Q: Are independent investors including management companies a realistic alternative to labels?
B.C. Yes, I think so. As I said, because it’s easier to get your music out there, there’s no reason why, if you build that team around that investment, there’s no reason why you can’t build up the artists profile to a certain stage where it becomes inevitable that a bigger record label might come along and pick you up. Ed Sheeran is the perfect example of that. He’s got to such a size where he had to be picked up. These stories are few and far between unfortunately, but it shows it’s possible.

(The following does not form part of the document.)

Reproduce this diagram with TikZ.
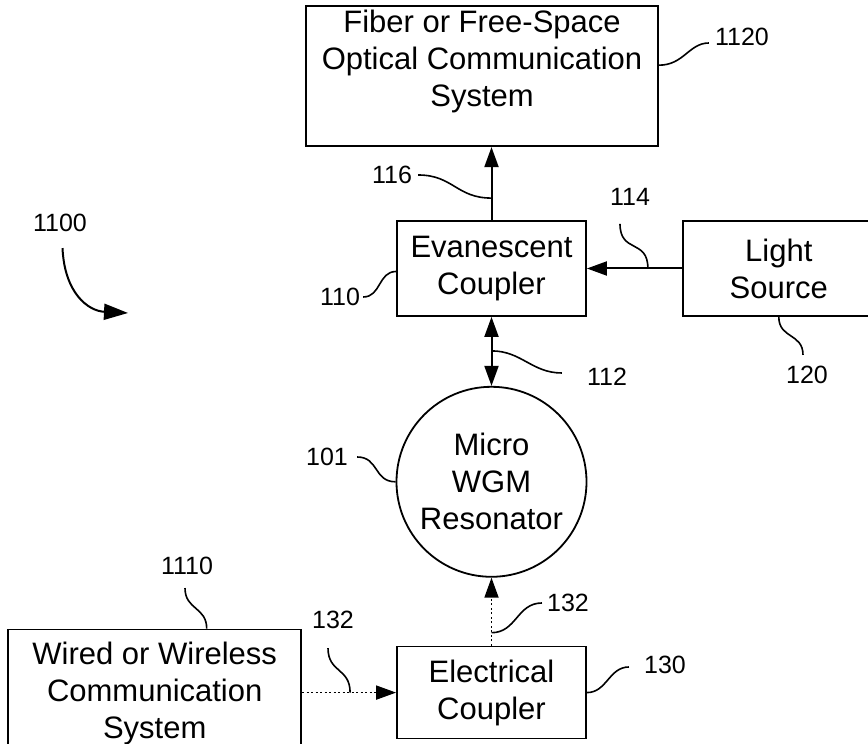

If you can work with a management company or a set of investors that understands the needs of the music business, I guess that’s one of the issues because the music business is one of those industries that’s very difficult to invest in because the goalposts change or the length of time it might take an artist to get onto that ladder or get successful might take longer than an investor anticipates and in the time of economic crisis it might be hard to find those investors that will give that amount of time and the repayment terms may not be satisfactory to the artist where the investor wants their money back a bit quicker. All of those things have to be taken into account but it’s a question of finding money wherever you can but you have to make sure everybody’s comfortable with the deal.

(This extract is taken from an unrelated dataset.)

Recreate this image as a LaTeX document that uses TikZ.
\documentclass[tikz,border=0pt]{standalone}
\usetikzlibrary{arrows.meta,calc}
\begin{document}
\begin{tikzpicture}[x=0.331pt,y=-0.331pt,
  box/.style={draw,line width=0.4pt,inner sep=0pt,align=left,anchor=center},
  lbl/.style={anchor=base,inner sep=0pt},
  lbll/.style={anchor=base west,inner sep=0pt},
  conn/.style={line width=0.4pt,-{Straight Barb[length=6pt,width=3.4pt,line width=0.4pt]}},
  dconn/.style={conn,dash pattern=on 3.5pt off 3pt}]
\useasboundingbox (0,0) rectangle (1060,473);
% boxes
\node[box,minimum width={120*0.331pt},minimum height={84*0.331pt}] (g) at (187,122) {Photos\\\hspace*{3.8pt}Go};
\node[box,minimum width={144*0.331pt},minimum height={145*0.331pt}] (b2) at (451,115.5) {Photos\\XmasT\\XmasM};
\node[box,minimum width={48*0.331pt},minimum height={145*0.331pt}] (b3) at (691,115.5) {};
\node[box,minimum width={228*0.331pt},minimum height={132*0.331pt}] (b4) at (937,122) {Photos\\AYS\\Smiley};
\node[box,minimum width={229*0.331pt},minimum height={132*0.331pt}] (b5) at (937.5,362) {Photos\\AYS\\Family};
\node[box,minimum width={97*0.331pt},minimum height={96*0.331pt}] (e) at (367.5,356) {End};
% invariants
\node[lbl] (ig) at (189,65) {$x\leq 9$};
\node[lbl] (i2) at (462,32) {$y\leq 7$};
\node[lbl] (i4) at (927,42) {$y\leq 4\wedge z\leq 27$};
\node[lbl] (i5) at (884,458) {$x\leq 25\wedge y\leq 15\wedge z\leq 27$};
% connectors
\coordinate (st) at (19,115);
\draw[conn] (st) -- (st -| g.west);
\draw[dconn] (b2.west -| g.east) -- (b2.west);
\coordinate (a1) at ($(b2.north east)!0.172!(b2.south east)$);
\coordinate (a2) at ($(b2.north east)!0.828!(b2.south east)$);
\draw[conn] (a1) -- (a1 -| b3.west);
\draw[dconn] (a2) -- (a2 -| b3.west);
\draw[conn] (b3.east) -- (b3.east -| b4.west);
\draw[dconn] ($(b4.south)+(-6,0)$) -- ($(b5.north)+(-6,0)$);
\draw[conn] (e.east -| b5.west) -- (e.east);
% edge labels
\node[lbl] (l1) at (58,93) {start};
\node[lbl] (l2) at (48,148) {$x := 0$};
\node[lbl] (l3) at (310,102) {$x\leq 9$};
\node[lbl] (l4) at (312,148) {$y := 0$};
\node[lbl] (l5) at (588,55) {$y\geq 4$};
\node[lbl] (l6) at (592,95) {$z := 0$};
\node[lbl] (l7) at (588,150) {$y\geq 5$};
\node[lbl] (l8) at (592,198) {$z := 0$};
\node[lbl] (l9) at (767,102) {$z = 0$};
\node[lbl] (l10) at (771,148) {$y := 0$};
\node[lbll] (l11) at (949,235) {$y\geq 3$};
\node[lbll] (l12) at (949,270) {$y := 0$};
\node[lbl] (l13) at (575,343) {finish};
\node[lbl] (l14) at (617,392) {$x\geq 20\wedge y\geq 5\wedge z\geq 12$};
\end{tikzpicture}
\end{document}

Q: How important is marketing and innovation important in creating and building an artists’ fan-base?
B.C. I’m still of the opinion that talent and ability is the basis of any career. It is important to get that out there but I’ve always felt slightly nervous of things being hyped or marketed because I think that people do see through that quite quickly. Whatever you do it needs to appear natural. I mean we all know how a piece of music on a bit of Youtube footage can suddenly exalt you into the stars so it can happen very naturally that way as well. It’s the trick of finding a nice natural way to do it but it does come back to talent and ability.
D.B. It’s almost everything. It’s vital in breaking a new artist or a new release. That’s why bands end up signing with major labels. The marketing budget that the majors can afford on campaigns is huge. It’s very difficult to do it online yourself. To have everything working in a coordinated fashion to gain a reaction from an audience is an expensive and time-consuming process.

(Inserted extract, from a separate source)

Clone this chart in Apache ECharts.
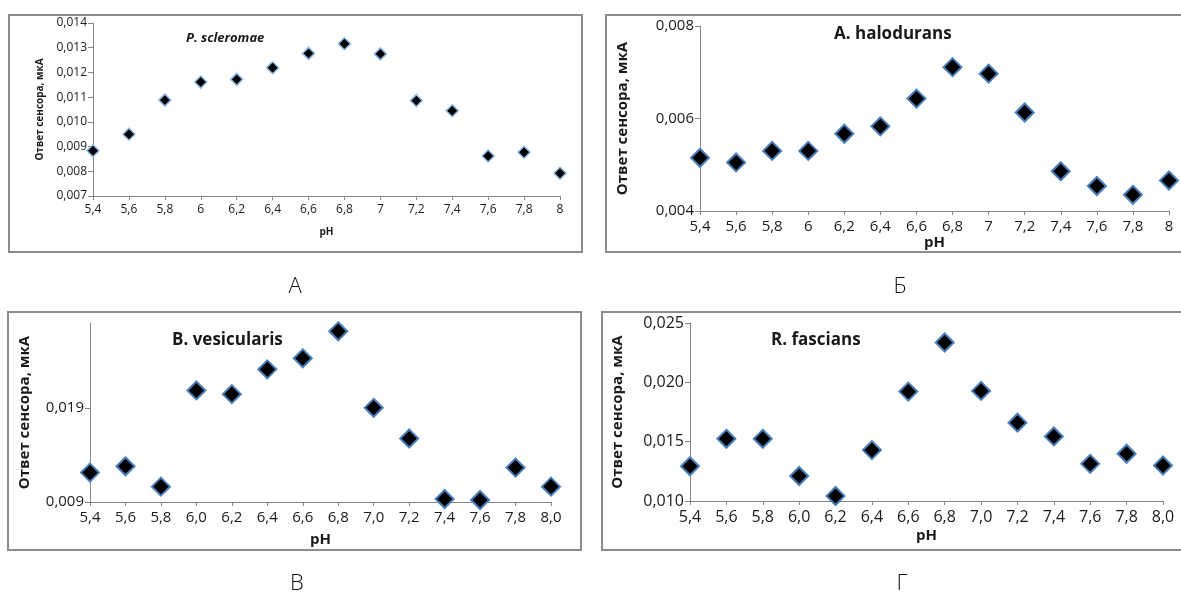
<!DOCTYPE html>
<html>
<head>
<meta charset="utf-8">
<script src="https://cdn.jsdelivr.net/npm/echarts@6/dist/echarts.min.js"></script>
<style>
  html, body { margin: 0; padding: 0; background: #fff; }
  #main { width: 1181px; height: 593px; }
</style>
</head>
<body>
<div id="main"></div>
<script>
// pH values (x axis), same for all four panels
const phA = ['5,4', '5,6', '5,8', '6', '6,2', '6,4', '6,6', '6,8', '7', '7,2', '7,4', '7,6', '7,8', '8'];
const phB = ['5,4', '5,6', '5,8', '6,0', '6,2', '6,4', '6,6', '6,8', '7,0', '7,2', '7,4', '7,6', '7,8', '8,0'];

// sensor response, uA
const scleromae = [0.00883, 0.00950, 0.01088, 0.01161, 0.01172, 0.01219, 0.01277, 0.01316, 0.01275, 0.01086, 0.01045, 0.00862, 0.00877, 0.00792];
const halodurans = [0.00515, 0.00505, 0.00530, 0.00530, 0.00567, 0.00583, 0.00643, 0.00711, 0.00697, 0.00613, 0.00486, 0.00454, 0.00435, 0.00466];
const vesicularis = [0.01212, 0.01279, 0.01063, 0.02084, 0.02045, 0.02308, 0.02425, 0.02712, 0.01900, 0.01574, 0.00932, 0.00921, 0.01265, 0.01063];
const fascians = [0.01293, 0.01524, 0.01524, 0.01211, 0.01042, 0.01429, 0.01922, 0.02336, 0.01928, 0.01660, 0.01544, 0.01313, 0.01398, 0.01299];

// y tick labels
const ticksA = [0.007, 0.008, 0.009, 0.010, 0.011, 0.012, 0.013, 0.014];
const ticksB = [0.004, 0.006, 0.008];
const ticksV = [0.009, 0.019];
const ticksG = [0.010, 0.015, 0.020, 0.025];

const titles = ['P. scleromae', 'A. halodurans', 'B. vesicularis', 'R. fascians'];
const panelLetters = ['А', 'Б', 'В', 'Г'];
const yName = 'Ответ сенсора, мкА';

const FONT = '"Open Sans", "Noto Sans", sans-serif';
const axisGray = '#868686';
const textCol = '#1a1a1a';

const fmt = v => v.toFixed(3).replace('.', ',');

// panel layout: grid box + font sizes
const panels = [
  { grid: { left: 93, top: 23, width: 467, height: 173 }, cats: phA, data: scleromae, min: 0.007, max: 0.014, ticks: ticksA,
    fs: 12, nameFs: 10, yGap: 48, xGap: 31, sym: 12, border: '#8db4e2', bw: 1.5 },
  { grid: { left: 700, top: 26, width: 469, height: 185 }, cats: phA, data: halodurans, min: 0.004, max: 0.008, ticks: ticksB,
    fs: 15, nameFs: 15, yGap: 70, xGap: 15, sym: 18, border: '#4a7ebb', bw: 2 },
  { grid: { left: 90, top: 323, width: 461, height: 179 }, cats: phB, data: vesicularis, min: 0.009, max: 0.028, ticks: ticksV,
    fs: 15, nameFs: 15, yGap: 58, xGap: 30, sym: 18, border: '#4a7ebb', bw: 2 },
  { grid: { left: 690, top: 323, width: 473, height: 178 }, cats: phB, data: fascians, min: 0.010, max: 0.025, ticks: ticksG,
    fs: 16, nameFs: 15, yGap: 65, xGap: 27, sym: 18, border: '#4a7ebb', bw: 2 }
];

const grids = [], xAxes = [], yAxes = [], series = [];
panels.forEach((p, i) => {
  grids.push(p.grid);
  xAxes.push({
    type: 'category', gridIndex: i, data: p.cats, boundaryGap: false,
    name: 'pH', nameLocation: 'middle', nameGap: p.xGap,
    nameTextStyle: { fontFamily: FONT, fontWeight: 'bold', fontSize: p.nameFs, color: textCol },
    axisLine: { lineStyle: { color: axisGray, width: 1 } },
    axisTick: { show: true, alignWithLabel: true, length: 4, lineStyle: { color: axisGray } },
    axisLabel: { fontFamily: FONT, fontSize: p.fs, color: textCol, margin: 8 },
    splitLine: { show: false }
  });
  yAxes.push({
    type: 'value', gridIndex: i, min: p.min, max: p.max,
    name: yName, nameLocation: 'middle', nameGap: p.yGap,
    nameTextStyle: { fontFamily: FONT, fontWeight: 'bold', fontSize: p.nameFs, color: textCol },
    axisLine: { show: true, lineStyle: { color: axisGray, width: 1 } },
    axisTick: { show: true, length: 5, customValues: p.ticks, lineStyle: { color: axisGray } },
    axisLabel: { fontFamily: FONT, fontSize: p.fs, color: textCol, margin: 6, customValues: p.ticks, formatter: fmt },
    splitLine: { show: false }
  });
  series.push({
    type: 'scatter', xAxisIndex: i, yAxisIndex: i, data: p.data,
    symbol: 'diamond', symbolSize: p.sym,
    itemStyle: { color: '#000', opacity: 1, borderColor: p.border, borderWidth: p.bw },
    emphasis: { disabled: true }
  });
});

const chart = echarts.init(document.getElementById('main'));
chart.setOption({
  animation: false,
  backgroundColor: '#fff',
  grid: grids,
  xAxis: xAxes,
  yAxis: yAxes,
  series: series,
  title: [
    { text: titles[0], left: 181, top: 27, textStyle: { fontFamily: FONT, fontSize: 13, fontWeight: 'bold', fontStyle: 'italic', color: textCol } },
    { text: titles[1], left: 829, top: 21, textStyle: { fontFamily: FONT, fontSize: 17, fontWeight: 'bold', color: textCol } },
    { text: titles[2], left: 167, top: 327, textStyle: { fontFamily: FONT, fontSize: 17, fontWeight: 'bold', color: textCol } },
    { text: titles[3], left: 766, top: 327, textStyle: { fontFamily: FONT, fontSize: 17, fontWeight: 'bold', color: textCol } }
  ],
  graphic: [
    // panel frames
    { type: 'rect', shape: { x: 9, y: 15, width: 573, height: 237 }, style: { fill: 'none', stroke: '#8c8c8c', lineWidth: 2 } },
    { type: 'rect', shape: { x: 606, y: 15, width: 600, height: 237 }, style: { fill: 'none', stroke: '#8c8c8c', lineWidth: 2 } },
    { type: 'rect', shape: { x: 8, y: 312, width: 573, height: 238 }, style: { fill: 'none', stroke: '#8c8c8c', lineWidth: 2 } },
    { type: 'rect', shape: { x: 602, y: 312, width: 600, height: 238 }, style: { fill: 'none', stroke: '#8c8c8c', lineWidth: 2 } },
    // panel letters
    { type: 'text', x: 295, y: 287, style: { text: panelLetters[0], fontFamily: FONT, fontWeight: 300, fontSize: 22, fill: '#111', align: 'center', verticalAlign: 'middle' } },
    { type: 'text', x: 900, y: 287, style: { text: panelLetters[1], fontFamily: FONT, fontWeight: 300, fontSize: 22, fill: '#111', align: 'center', verticalAlign: 'middle' } },
    { type: 'text', x: 297, y: 584, style: { text: panelLetters[2], fontFamily: FONT, fontWeight: 300, fontSize: 22, fill: '#111', align: 'center', verticalAlign: 'middle' } },
    { type: 'text', x: 902, y: 584, style: { text: panelLetters[3], fontFamily: FONT, fontWeight: 300, fontSize: 22, fill: '#111', align: 'center', verticalAlign: 'middle' } }
  ]
});
</script>
</body>
</html>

Q: In the recent past there was a good deal of publicity around the appointment of Brian Message to head the Music Managers Forum. How do you feel about his appointment and the relevance of this trade organisation to the way managers do business?
B.C. I’ve never been a member of the forum, not for any real reason. I’ve been lucky in my early career as I had lots of experience at record company level so I kind of knew what was going on at record companies. I think it’s probably not a bad thing these days to have the forum there. If a young manager can learn from any individual or organisation that would seem to be a good thing from my point of view. Brian has been very successful in what they’ve done. Part and parcel of the way they do business has worked very well for them and they’re investing money into the business themselves so you can only applaud that kind of investment from their point of view.
D.C. Brian Message was originally an accountant, if I’m correct. In this day-in-age you need new business partners to emerge simply because of the lack of investment. So having someone like that who understands the business and how money can be generated can be a positive thing which other aspiring managers can learn from and Brian becoming the head of the MMF can only be a positive given his background with Radiohead. He must have learnt a lot given his experience as an accountant but he must also have learnt a lot from managing one of the biggest bands in the world. The organisation is relevant because people like him can pass that experience on and that can only be a positive. I’ve never actually joined the MMF but I recognise it’s a great way of networking. I’ve sort of gone out on a limb myself and I’ve learnt along the way and it’s worked out okay for me so far.